Mind Melding
Enabling research opportunities for students is core to Carleton’s unique academic experience.
While other colleges tend to reserve mentored research opportunities with faculty members for seniors, Carleton has long encouraged all students to work alongside professors. Today, these positions are so highly coveted that even first-year students are clamoring for interaction, said physics professor Arjendu Pattanayak. “In fact, I’ve gotten calls asking about research opportunities from accepted students who aren’t even on campus yet,” he said.
The Every Carl for Carleton campaign aimed to meet this demand by increasing the number of research stipends. In the academic year 2019-2020 and summer 2020, 996 students completed a mentored research experience, representing a 31 percent increase from just five years ago.

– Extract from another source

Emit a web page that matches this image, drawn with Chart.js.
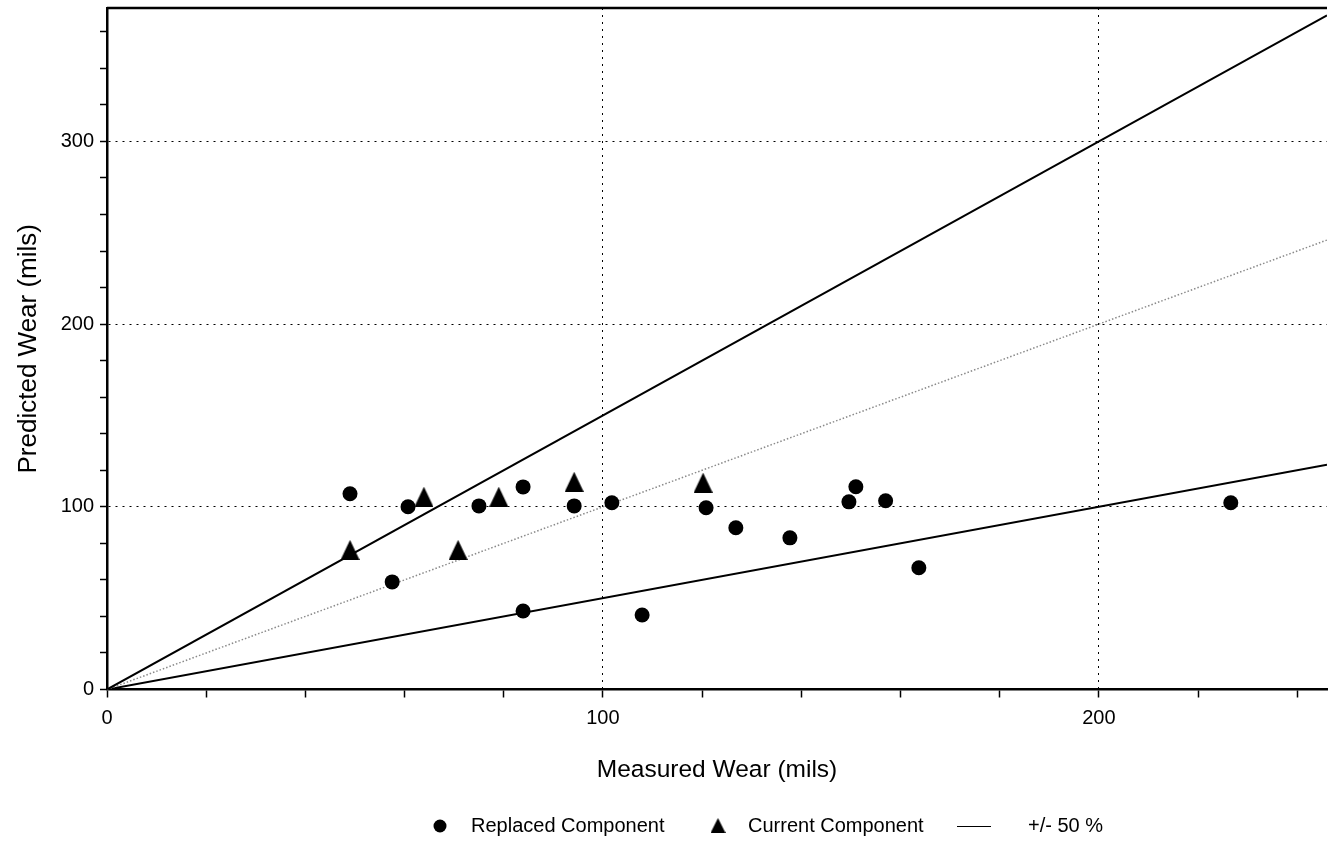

The collaborations reliably prove beneficial to all involved. By asking astute questions, students broaden their knowledge base while pushing faculty members to think in different ways, sparking what President Steve Poskanzer calls “an energetic commitment to living the life of the mind.”

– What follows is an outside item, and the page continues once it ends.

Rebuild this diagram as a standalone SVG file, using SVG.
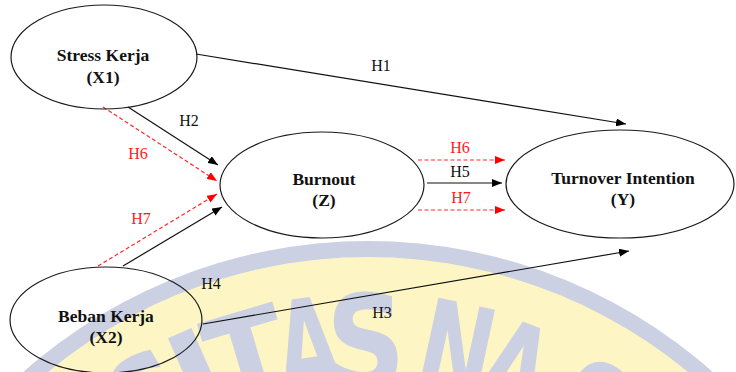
<svg xmlns="http://www.w3.org/2000/svg" width="736" height="372" viewBox="0 0 736 372">
  <style>
    .node { fill: none; stroke: #1a1a1a; stroke-width: 1.2; }
    .title { font-family: "Liberation Serif", "Times New Roman", serif; font-weight: bold; font-size: 17.5px; fill: #111; text-anchor: middle; }
    .lbl { font-family: "Liberation Serif", "Times New Roman", serif; font-size: 16px; fill: #111; text-anchor: middle; }
    .lbl-red { fill: #ff1a1a; }
    .solid { fill: none; stroke: #111; stroke-width: 1.2; }
    .dash { fill: none; stroke: #ff2a2a; stroke-width: 1.2; stroke-dasharray: 4 2.5; }
    .wm { font-family: "DejaVu Sans", "Liberation Sans", sans-serif; font-weight: bold; font-size: 130px; fill: #ccd0e3; text-anchor: middle; }
  </style>
  <defs>
    <marker id="ab" viewBox="0 0 10 8" refX="10" refY="4" markerWidth="10" markerHeight="8" markerUnits="userSpaceOnUse" orient="auto">
      <path d="M0,0 L10,4 L0,8 z" fill="#000"/>
    </marker>
    <marker id="ar" viewBox="0 0 10 8" refX="10" refY="4" markerWidth="10" markerHeight="8" markerUnits="userSpaceOnUse" orient="auto">
      <path d="M0,0 L10,4 L0,8 z" fill="#ff0000"/>
    </marker>
  </defs>
  <rect x="0" y="0" width="736" height="372" fill="#ffffff"/>

  <g id="watermark">
    <circle cx="368" cy="760" r="519" fill="#ccd0e3"/>
    <circle cx="368" cy="760" r="503" fill="#fdf6c4"/>
    <text class="wm" transform="rotate(-31 368 760) translate(368 388) scale(0.8 1)">S</text>
    <text class="wm" transform="rotate(-23.8 368 760) translate(368 388) scale(1.05 1)">I</text>
    <text class="wm" transform="rotate(-16.6 368 760) translate(368 388) scale(0.9 1)">T</text>
    <text class="wm" transform="rotate(-8.3 368 760) translate(368 388) scale(0.62 1)">A</text>
    <text class="wm" transform="rotate(-0.3 368 760) translate(368 388) scale(0.85 1)">S</text>
    <text class="wm" transform="rotate(12.2 368 760) translate(368 388) scale(0.68 1)">N</text>
    <text class="wm" transform="rotate(20.6 368 760) translate(368 390) scale(0.64 1)">A</text>
    <text class="wm" transform="rotate(32.5 368 760) translate(368 392) scale(0.8 1)">S</text>
  </g>

  <g id="connectors">
    <path id="c-h1" class="solid" d="M196,54 L626,124" marker-end="url(#ab)"/>
    <path id="c-h2" class="solid" d="M128,107 L218,165" marker-end="url(#ab)"/>
    <path id="c-h6a" class="dash" d="M103,107 L217,181" marker-end="url(#ar)"/>
    <path id="c-h7a" class="dash" d="M98,266 L217,194" marker-end="url(#ar)"/>
    <path id="c-h4" class="solid" d="M123,266 L222,207" marker-end="url(#ab)"/>
    <path id="c-h3" class="solid" d="M203,324 L629,251" marker-end="url(#ab)"/>
    <path id="c-h6b" class="dash" d="M418,160 L505,160" marker-end="url(#ar)"/>
    <path id="c-h5" class="solid" d="M427,183 L502,183" marker-end="url(#ab)"/>
    <path id="c-h7b" class="dash" d="M418,210 L505,210" marker-end="url(#ar)"/>
    <text class="lbl" x="381" y="71">H1</text>
    <text class="lbl" x="189" y="126">H2</text>
    <text class="lbl lbl-red" x="138" y="159">H6</text>
    <text class="lbl lbl-red" x="141" y="224">H7</text>
    <text class="lbl" x="211" y="289">H4</text>
    <text class="lbl" x="382" y="318">H3</text>
    <text class="lbl lbl-red" x="460" y="153">H6</text>
    <text class="lbl" x="460" y="177">H5</text>
    <text class="lbl lbl-red" x="461" y="203">H7</text>
  </g>

  <g id="node-x1">
    <ellipse class="node" cx="104" cy="57" rx="93" ry="52"/>
    <text class="title" x="103" y="61">Stress Kerja</text>
    <text class="title" x="103" y="83">(X1)</text>
  </g>
  <g id="node-z">
    <ellipse class="node" cx="322" cy="185" rx="102" ry="53"/>
    <text class="title" x="324" y="185">Burnout</text>
    <text class="title" x="324" y="206">(Z)</text>
  </g>
  <g id="node-y">
    <ellipse class="node" cx="620" cy="184" rx="114" ry="54"/>
    <text class="title" x="623" y="184">Turnover Intention</text>
    <text class="title" x="623" y="205">(Y)</text>
  </g>
  <g id="node-x2">
    <ellipse class="node" cx="106" cy="320" rx="96" ry="53"/>
    <text class="title" x="106" y="322">Beban Kerja</text>
    <text class="title" x="106" y="343">(X2)</text>
  </g>
</svg>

“Undergraduate students who have engaged directly in research with professors are going to be much stronger candidates for graduate school and for jobs in industry,” Poskanzer said.
Research opportunities abound for students in all disciplines. In science, biology major Denyse Marquez Sanchez ’21 received funding from the college’s Robert J. Kolenkow and Robert A. Reitz Endowed Fund for Student Scientific Research to become something of an apian expert. Working on a project at the University of Nevada–Reno, Marquez Sanchez helped address the impact of pesticide compounds on bumblebees.

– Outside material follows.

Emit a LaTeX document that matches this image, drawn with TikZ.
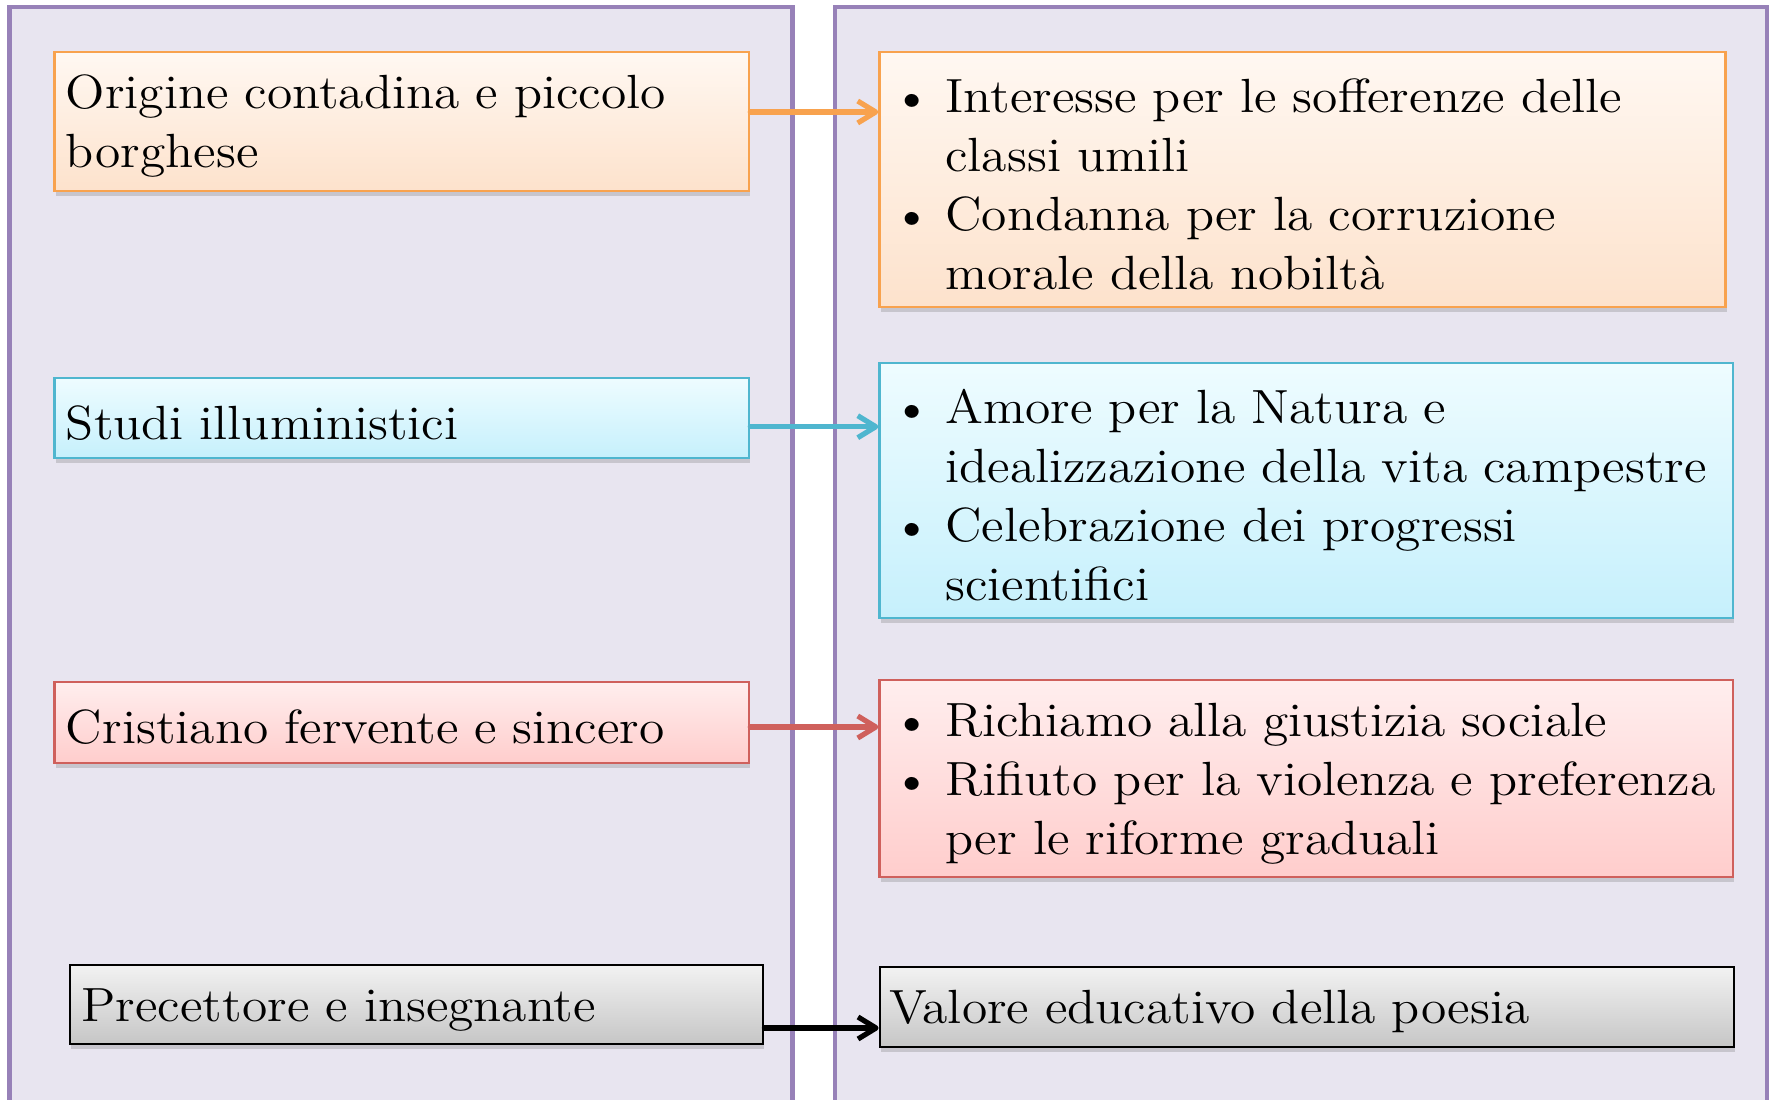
\documentclass[tikz,border=0pt]{standalone}
\usepackage{fontspec}
\setmainfont{Latin Modern Roman}[FakeStretch=1.075]
\usepackage{tikz}
\usetikzlibrary{arrows.meta,shadows}
\definecolor{pfill}{HTML}{E8E5F0}
\definecolor{pline}{HTML}{9781B8}
\definecolor{oline}{HTML}{F8A24E}
\definecolor{otop}{HTML}{FFF8F2}
\definecolor{obot}{HTML}{FDE2CC}
\definecolor{cline}{HTML}{4FB6CF}
\definecolor{ctop}{HTML}{EEFCFF}
\definecolor{cbot}{HTML}{C6F0FC}
\definecolor{rline}{HTML}{CF605C}
\definecolor{rtop}{HTML}{FFEEEE}
\definecolor{rbot}{HTML}{FFCDCC}
\definecolor{kline}{HTML}{000000}
\definecolor{ktop}{HTML}{F2F2F2}
\definecolor{kbot}{HTML}{C6C6C6}
\newcommand{\blt}{\makebox[13.6pt][l]{\hspace{0.3pt}\textbullet}}
\newcommand{\ind}{\hspace*{13.6pt}}
\tikzset{
	panel/.style={draw=pline,fill=pfill,line width=1.2pt},
	box/.style 2 args={draw=#1line,line width=0.6pt,top color=#2top,bottom color=#2bot,
		inner xsep=2.875pt,inner ysep=0pt,align=left,
		font=\fontsize{12}{14.75}\selectfont,execute at begin node={\rule{0pt}{10.8pt}},
		drop shadow={shadow xshift=0.3pt,shadow yshift=-1.2pt,opacity=0.25,fill=black!60}},
	arr/.style={draw=#1,line width=1.3pt,line cap=round,-{Straight Barb[length=4.5pt,width=5.5pt,line join=round]}}
}
\begin{document}
\begin{tikzpicture}[x=0.25pt,y=-0.25pt]
	\path[use as bounding box] (0,0) rectangle (1775,1100);
	\clip (0,0) rectangle (1775,1100);
	\draw[panel] (9.5,7) rectangle (792.5,1130);
	\draw[panel] (835,7) rectangle (1767,1130);

	\node[box={o}{o},text width=167.9pt,minimum height=34.75pt] (orig) at (401.75,121.5) {Origine contadina e piccolo\\borghese};
	\node[box={o}{o},text width=205.75pt,minimum height=63.75pt] (inter) at (1302.5,179.5)
		{\blt\mbox{Interesse per le sofferenze delle}\\\ind\mbox{classi umili}\\\blt\mbox{Condanna per la corruzione}\\\ind\mbox{morale della nobilt\`a}};

	\node[box={c}{c},text width=167.9pt,minimum height=20pt] (studi) at (401.75,418) {Studi illuministici};
	\node[box={c}{c},text width=207.6pt,minimum height=63.75pt] (amore) at (1306.25,490.5)
		{\blt\mbox{Amore per la Natura e}\\\ind\mbox{idealizzazione della vita campestre}\\\blt\mbox{Celebrazione dei progressi}\\\ind\mbox{scientifici}};

	\node[box={r}{r},text width=167.9pt,minimum height=20.25pt] (crist) at (401.75,722.5) {Cristiano fervente e sincero};
	\node[box={r}{r},text width=207.6pt,minimum height=49.25pt] (rich) at (1306.25,778.5)
		{\blt\mbox{Richiamo alla giustizia sociale}\\\blt\mbox{Rifiuto per la violenza e preferenza}\\\ind\mbox{per le riforme graduali}};

	\node[box={k}{k},line width=0.7pt,text width=167.5pt,minimum height=19.75pt] (prec) at (416.5,1004.5) {Precettore e insegnante};
	\node[box={k}{k},line width=0.7pt,inner xsep=2.25pt,text width=209pt,minimum height=20pt] (val) at (1307,1007) {Valore educativo della poesia};

	\draw[arr=oline] (orig.east) ++(0,-9.5) coordinate (a1) -- (a1 -| inter.west);
	\draw[arr=cline] (studi.east) ++(0,8.7) coordinate (a2) -- (a2 -| amore.west);
	\draw[arr=rline] (crist.east) ++(0,4.5) coordinate (a3) -- (a3 -| rich.west);
	\draw[arr=black] (prec.east) ++(0,23.5) coordinate (a4) -- (a4 -| val.west);
\end{tikzpicture}
\end{document}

“First I helped set up how we were going to test, which was heavily based on discussing the best way to measure our data,” Marquez Sanchez said. “The next year I ran behavior experiments on the bees. I got to see how complicated research can be.”
Without funding, Marquez Sanchez said she would have found a part-time job over winter break, which would have helped her earn money but wouldn’t have helped her education or career plans. “Being able to focus on research let me apply my biology and statistics knowledge, become more specialized, and see what being an actual researcher is like,” she says.
In the humanities, history major Aaron Forman ’21 not only traveled to the Cycladic Islands with classics professor Alex Knodell to conduct field research, he’s also done summer excavation work in Israel and researched medieval archeological sites in Tanzania.
Without funding opportunities offered through Carleton donors, Forman’s college experience would have looked dramatically different. His project with Knodell was funded with Student Research Partnership awards through the Humanities Center, and his research in Israel was funded by the Jonathan Paradise Israel Experience Fund. His trip to Tanzania was funded through the college’s Boyd Niles Travel Fellowship. “Research has given me a much better sense of what historians do outside of teaching,” said Forman, who will begin a PhD program in the department of Hebrew and Judaic Studies at New York University this fall. “And my experiences with Carleton faculty certainly prepared me for the work that I will do in upcoming years.”